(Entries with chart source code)
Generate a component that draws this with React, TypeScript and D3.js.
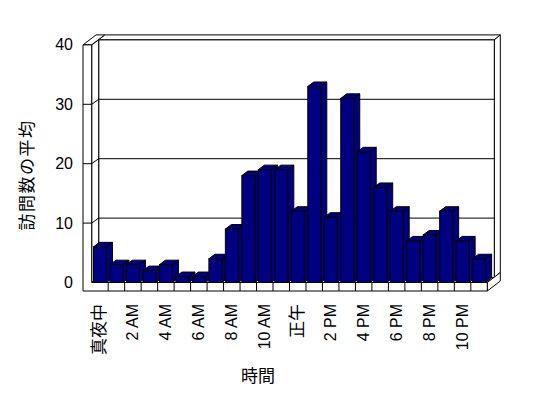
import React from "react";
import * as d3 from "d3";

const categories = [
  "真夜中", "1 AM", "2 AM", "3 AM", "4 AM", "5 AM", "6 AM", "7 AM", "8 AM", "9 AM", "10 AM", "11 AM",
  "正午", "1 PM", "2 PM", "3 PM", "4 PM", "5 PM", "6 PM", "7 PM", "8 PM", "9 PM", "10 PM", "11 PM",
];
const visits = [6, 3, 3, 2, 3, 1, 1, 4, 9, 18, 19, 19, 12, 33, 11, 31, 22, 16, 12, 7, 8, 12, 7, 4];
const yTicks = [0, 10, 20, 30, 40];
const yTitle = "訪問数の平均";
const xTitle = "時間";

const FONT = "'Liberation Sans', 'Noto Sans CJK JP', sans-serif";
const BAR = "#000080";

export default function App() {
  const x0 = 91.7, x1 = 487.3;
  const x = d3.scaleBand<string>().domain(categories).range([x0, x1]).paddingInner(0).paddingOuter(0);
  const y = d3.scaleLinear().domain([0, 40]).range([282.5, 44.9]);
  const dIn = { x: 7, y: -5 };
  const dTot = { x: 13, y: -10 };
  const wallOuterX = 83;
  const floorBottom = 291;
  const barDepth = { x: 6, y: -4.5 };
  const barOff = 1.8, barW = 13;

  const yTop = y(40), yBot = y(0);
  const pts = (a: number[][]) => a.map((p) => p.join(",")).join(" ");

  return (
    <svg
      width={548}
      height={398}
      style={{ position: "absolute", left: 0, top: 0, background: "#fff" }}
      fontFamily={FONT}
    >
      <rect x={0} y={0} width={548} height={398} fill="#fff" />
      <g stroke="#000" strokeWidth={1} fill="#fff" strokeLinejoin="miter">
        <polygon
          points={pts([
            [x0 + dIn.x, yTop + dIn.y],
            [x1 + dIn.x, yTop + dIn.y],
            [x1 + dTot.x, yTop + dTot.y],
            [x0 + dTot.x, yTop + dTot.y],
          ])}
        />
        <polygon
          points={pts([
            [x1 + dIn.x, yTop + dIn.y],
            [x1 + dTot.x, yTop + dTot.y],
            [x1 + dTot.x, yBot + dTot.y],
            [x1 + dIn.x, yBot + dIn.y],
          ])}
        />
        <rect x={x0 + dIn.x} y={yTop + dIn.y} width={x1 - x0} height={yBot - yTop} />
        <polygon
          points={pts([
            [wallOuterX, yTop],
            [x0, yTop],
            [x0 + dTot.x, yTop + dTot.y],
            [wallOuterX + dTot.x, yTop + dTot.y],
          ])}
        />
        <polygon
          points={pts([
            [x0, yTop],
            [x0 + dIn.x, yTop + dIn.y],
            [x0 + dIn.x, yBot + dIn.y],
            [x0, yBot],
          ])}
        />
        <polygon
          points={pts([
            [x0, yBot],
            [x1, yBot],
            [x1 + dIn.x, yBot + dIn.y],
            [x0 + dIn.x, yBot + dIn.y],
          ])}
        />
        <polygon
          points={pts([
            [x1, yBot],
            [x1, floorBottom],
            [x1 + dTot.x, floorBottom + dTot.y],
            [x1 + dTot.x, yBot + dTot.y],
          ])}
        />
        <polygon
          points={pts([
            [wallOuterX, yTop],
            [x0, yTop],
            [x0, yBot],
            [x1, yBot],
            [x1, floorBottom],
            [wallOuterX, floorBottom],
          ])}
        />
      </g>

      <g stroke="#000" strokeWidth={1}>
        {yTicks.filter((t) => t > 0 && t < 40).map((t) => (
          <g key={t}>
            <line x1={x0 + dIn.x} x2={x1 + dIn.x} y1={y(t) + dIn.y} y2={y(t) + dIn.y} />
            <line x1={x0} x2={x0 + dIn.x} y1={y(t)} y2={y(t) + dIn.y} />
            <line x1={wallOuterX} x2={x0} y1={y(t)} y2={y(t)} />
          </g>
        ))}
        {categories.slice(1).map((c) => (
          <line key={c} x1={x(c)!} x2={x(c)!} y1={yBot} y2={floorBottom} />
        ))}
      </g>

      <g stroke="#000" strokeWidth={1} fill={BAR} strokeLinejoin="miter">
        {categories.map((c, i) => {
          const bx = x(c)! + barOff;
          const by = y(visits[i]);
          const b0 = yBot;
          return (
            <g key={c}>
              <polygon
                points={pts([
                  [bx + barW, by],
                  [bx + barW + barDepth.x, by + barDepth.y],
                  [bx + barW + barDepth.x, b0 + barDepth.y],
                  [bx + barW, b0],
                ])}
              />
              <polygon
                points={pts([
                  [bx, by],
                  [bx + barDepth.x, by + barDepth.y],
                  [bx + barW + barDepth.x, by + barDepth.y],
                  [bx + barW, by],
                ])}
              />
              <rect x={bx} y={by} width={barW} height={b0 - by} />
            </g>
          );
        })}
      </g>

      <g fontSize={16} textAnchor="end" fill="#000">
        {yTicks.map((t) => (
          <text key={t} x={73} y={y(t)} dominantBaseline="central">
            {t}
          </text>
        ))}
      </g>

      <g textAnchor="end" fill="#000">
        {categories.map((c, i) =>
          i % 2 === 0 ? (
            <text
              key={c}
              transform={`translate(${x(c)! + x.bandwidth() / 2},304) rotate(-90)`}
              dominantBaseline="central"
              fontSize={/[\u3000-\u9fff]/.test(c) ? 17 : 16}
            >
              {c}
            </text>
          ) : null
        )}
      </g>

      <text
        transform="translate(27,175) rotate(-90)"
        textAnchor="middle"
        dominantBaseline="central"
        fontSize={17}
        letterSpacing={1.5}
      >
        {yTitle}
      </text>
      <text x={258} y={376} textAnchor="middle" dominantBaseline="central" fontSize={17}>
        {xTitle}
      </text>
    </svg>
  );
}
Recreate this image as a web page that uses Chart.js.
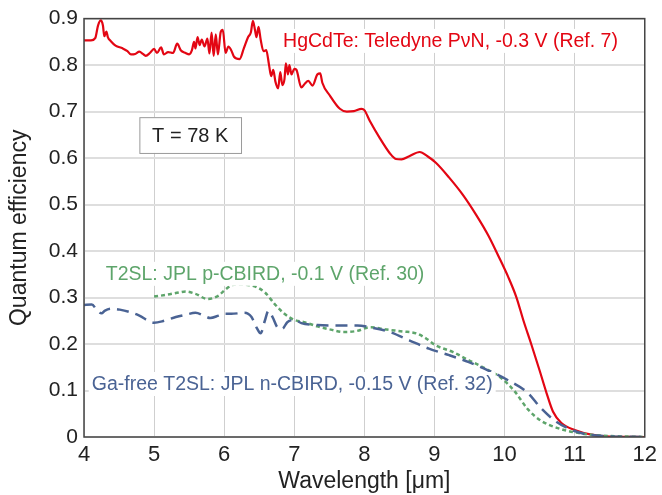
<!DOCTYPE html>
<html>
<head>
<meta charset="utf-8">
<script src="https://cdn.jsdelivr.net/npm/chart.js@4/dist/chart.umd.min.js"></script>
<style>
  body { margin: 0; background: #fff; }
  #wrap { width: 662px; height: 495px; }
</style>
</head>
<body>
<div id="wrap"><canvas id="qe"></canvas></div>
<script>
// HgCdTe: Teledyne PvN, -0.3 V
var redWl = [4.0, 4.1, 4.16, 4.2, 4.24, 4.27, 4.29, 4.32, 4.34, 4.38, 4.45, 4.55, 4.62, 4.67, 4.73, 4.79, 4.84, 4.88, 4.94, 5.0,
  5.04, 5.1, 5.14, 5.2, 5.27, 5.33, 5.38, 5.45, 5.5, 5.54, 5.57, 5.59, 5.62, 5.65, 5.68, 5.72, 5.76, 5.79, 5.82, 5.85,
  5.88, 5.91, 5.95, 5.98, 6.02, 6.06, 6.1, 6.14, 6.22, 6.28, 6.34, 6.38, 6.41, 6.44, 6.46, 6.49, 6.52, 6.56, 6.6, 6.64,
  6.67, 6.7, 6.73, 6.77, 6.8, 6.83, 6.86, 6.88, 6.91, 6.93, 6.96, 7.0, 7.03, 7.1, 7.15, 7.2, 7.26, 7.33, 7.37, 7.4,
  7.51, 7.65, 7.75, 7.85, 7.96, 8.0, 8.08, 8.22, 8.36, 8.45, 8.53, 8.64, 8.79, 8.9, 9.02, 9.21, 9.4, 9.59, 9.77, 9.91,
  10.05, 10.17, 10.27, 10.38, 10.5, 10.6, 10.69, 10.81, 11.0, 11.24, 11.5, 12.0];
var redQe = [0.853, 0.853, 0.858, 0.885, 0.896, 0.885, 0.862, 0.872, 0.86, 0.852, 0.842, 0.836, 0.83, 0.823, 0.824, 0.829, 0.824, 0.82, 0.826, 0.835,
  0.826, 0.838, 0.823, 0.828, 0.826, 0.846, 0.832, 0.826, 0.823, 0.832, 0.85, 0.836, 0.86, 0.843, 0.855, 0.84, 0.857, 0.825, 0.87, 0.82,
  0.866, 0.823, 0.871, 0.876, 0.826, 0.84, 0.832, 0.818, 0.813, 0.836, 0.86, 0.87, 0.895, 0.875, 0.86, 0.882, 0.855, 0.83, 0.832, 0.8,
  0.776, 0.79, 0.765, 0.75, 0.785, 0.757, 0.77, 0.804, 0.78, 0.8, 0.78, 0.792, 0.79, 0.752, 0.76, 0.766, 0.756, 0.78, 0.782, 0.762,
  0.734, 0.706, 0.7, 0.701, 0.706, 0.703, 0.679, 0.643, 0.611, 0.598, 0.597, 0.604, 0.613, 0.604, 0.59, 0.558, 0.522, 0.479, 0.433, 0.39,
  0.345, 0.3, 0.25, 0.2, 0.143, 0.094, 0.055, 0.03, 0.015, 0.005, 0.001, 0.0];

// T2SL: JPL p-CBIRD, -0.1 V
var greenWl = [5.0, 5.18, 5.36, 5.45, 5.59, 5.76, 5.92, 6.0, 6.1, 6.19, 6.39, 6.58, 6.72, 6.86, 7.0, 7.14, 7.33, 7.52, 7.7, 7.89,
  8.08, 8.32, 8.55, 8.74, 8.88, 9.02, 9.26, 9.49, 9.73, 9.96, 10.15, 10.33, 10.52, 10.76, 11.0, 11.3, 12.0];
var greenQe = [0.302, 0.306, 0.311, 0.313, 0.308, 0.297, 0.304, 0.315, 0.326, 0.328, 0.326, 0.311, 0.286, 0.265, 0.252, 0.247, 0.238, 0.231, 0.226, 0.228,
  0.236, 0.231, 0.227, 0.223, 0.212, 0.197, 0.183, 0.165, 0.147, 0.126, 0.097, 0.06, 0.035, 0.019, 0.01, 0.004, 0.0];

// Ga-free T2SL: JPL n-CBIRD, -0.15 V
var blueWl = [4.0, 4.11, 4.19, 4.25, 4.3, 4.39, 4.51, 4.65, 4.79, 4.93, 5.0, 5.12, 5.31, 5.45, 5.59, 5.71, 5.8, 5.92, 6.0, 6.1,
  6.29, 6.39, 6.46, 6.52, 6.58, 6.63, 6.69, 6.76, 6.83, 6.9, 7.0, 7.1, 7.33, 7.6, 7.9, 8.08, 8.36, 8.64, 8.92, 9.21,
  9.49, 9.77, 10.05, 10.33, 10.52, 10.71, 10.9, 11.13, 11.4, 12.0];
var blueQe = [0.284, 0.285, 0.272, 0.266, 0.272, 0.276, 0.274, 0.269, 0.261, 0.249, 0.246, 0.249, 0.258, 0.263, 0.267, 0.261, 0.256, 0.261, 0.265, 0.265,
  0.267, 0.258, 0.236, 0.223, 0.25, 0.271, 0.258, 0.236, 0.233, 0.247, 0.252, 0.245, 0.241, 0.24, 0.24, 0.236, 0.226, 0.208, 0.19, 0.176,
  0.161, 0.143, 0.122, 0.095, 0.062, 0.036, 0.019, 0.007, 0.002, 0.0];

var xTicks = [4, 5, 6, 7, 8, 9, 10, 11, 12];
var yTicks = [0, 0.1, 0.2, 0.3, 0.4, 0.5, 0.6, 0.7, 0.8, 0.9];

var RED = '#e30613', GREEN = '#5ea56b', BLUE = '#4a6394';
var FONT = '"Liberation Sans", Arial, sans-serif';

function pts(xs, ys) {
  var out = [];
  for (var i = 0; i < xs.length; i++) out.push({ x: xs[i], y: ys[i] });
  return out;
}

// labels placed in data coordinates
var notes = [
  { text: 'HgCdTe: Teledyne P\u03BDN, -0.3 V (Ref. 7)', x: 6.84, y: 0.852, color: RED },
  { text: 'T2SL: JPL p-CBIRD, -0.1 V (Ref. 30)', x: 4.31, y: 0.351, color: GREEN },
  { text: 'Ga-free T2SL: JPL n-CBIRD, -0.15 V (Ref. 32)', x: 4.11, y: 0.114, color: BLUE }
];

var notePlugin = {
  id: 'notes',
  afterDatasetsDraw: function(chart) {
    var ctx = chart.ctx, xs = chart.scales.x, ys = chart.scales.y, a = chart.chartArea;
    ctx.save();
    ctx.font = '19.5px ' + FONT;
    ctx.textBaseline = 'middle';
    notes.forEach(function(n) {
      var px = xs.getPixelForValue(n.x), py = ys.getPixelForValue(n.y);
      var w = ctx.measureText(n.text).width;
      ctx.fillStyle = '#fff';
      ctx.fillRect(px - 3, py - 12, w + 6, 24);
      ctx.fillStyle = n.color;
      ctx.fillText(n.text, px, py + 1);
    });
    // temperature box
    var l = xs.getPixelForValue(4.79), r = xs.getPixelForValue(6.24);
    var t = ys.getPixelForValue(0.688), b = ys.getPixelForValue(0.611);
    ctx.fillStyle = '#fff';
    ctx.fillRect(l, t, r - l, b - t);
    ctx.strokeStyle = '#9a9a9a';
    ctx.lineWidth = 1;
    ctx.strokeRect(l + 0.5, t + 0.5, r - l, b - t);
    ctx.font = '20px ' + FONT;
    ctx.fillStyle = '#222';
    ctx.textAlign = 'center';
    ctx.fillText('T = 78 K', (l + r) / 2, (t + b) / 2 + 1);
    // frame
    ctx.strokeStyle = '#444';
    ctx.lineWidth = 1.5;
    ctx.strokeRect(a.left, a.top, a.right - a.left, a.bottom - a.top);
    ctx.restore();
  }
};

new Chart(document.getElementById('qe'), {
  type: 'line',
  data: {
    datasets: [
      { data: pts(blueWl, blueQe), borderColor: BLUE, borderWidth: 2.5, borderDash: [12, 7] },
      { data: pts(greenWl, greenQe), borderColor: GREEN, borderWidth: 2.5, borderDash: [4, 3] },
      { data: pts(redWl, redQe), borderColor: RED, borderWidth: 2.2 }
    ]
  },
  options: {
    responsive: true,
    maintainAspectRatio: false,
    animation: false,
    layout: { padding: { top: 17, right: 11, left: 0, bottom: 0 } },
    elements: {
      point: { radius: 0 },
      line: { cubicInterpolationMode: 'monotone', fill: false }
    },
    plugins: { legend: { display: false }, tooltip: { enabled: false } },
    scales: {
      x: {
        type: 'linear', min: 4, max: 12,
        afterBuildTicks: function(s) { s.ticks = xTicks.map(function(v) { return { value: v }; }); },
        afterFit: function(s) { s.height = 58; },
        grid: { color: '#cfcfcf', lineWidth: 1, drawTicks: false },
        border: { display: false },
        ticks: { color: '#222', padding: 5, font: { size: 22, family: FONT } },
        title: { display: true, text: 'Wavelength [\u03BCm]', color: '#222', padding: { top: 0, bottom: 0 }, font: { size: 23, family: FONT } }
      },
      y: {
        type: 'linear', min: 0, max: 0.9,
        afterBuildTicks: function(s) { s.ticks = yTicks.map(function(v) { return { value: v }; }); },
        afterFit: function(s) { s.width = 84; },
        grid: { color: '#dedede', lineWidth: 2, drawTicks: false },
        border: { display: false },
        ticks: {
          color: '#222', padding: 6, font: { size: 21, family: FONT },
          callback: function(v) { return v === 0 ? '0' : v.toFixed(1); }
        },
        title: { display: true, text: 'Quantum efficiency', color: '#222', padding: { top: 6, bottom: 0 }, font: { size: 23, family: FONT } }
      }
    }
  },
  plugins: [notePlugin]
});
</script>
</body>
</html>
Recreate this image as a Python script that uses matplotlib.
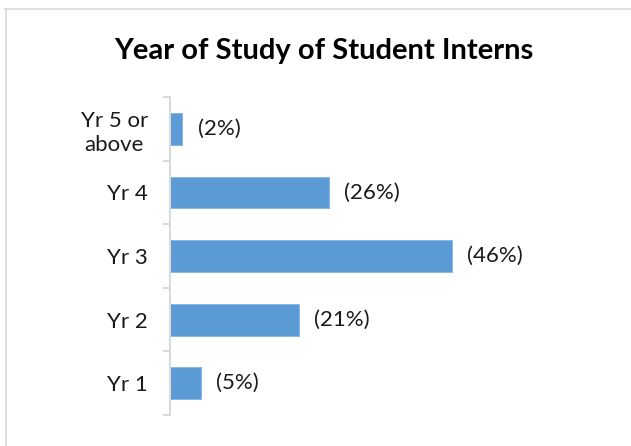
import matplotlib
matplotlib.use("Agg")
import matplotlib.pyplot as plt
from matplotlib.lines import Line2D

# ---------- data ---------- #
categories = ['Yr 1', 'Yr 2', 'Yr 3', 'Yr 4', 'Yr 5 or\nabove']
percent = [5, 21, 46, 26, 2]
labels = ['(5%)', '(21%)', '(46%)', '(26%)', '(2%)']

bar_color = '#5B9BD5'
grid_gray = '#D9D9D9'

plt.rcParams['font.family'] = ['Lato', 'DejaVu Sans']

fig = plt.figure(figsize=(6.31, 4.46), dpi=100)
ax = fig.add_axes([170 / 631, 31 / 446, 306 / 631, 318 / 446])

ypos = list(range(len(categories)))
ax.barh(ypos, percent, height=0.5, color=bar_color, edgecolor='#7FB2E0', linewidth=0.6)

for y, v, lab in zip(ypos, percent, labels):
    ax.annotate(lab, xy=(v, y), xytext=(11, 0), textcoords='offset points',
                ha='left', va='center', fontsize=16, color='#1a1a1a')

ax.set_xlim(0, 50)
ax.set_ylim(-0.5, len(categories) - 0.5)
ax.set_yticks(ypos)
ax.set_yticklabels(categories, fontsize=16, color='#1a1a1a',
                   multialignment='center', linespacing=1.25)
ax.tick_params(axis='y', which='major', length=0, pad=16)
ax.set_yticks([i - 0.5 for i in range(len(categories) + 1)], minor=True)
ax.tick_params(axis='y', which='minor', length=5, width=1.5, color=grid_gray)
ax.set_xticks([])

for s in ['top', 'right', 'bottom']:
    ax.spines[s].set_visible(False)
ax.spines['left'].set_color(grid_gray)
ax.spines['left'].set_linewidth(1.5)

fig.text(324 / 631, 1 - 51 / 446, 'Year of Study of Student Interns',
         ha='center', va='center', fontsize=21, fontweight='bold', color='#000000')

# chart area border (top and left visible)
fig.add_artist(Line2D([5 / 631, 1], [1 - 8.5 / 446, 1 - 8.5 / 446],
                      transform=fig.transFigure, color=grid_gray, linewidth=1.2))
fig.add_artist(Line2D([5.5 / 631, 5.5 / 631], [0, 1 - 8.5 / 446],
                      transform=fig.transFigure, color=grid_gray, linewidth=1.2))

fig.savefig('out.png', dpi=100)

### YOUR GOAL:
From the opening line of the listing above through the line bearing "const pts = (a: number[][])", repeat each line exactly. Drop every picture.

### EXERCISE OUTPUT:
Generate a component that draws this with React, TypeScript and D3.js.
import React from "react";
import * as d3 from "d3";

const categories = [
  "真夜中", "1 AM", "2 AM", "3 AM", "4 AM", "5 AM", "6 AM", "7 AM", "8 AM", "9 AM", "10 AM", "11 AM",
  "正午", "1 PM", "2 PM", "3 PM", "4 PM", "5 PM", "6 PM", "7 PM", "8 PM", "9 PM", "10 PM", "11 PM",
];
const visits = [6, 3, 3, 2, 3, 1, 1, 4, 9, 18, 19, 19, 12, 33, 11, 31, 22, 16, 12, 7, 8, 12, 7, 4];
const yTicks = [0, 10, 20, 30, 40];
const yTitle = "訪問数の平均";
const xTitle = "時間";

const FONT = "'Liberation Sans', 'Noto Sans CJK JP', sans-serif";
const BAR = "#000080";

export default function App() {
  const x0 = 91.7, x1 = 487.3;
  const x = d3.scaleBand<string>().domain(categories).range([x0, x1]).paddingInner(0).paddingOuter(0);
  const y = d3.scaleLinear().domain([0, 40]).range([282.5, 44.9]);
  const dIn = { x: 7, y: -5 };
  const dTot = { x: 13, y: -10 };
  const wallOuterX = 83;
  const floorBottom = 291;
  const barDepth = { x: 6, y: -4.5 };
  const barOff = 1.8, barW = 13;

  const yTop = y(40), yBot = y(0);
  const pts = (a: number[][]) => a.map((p) => p.join(",")).join(" ");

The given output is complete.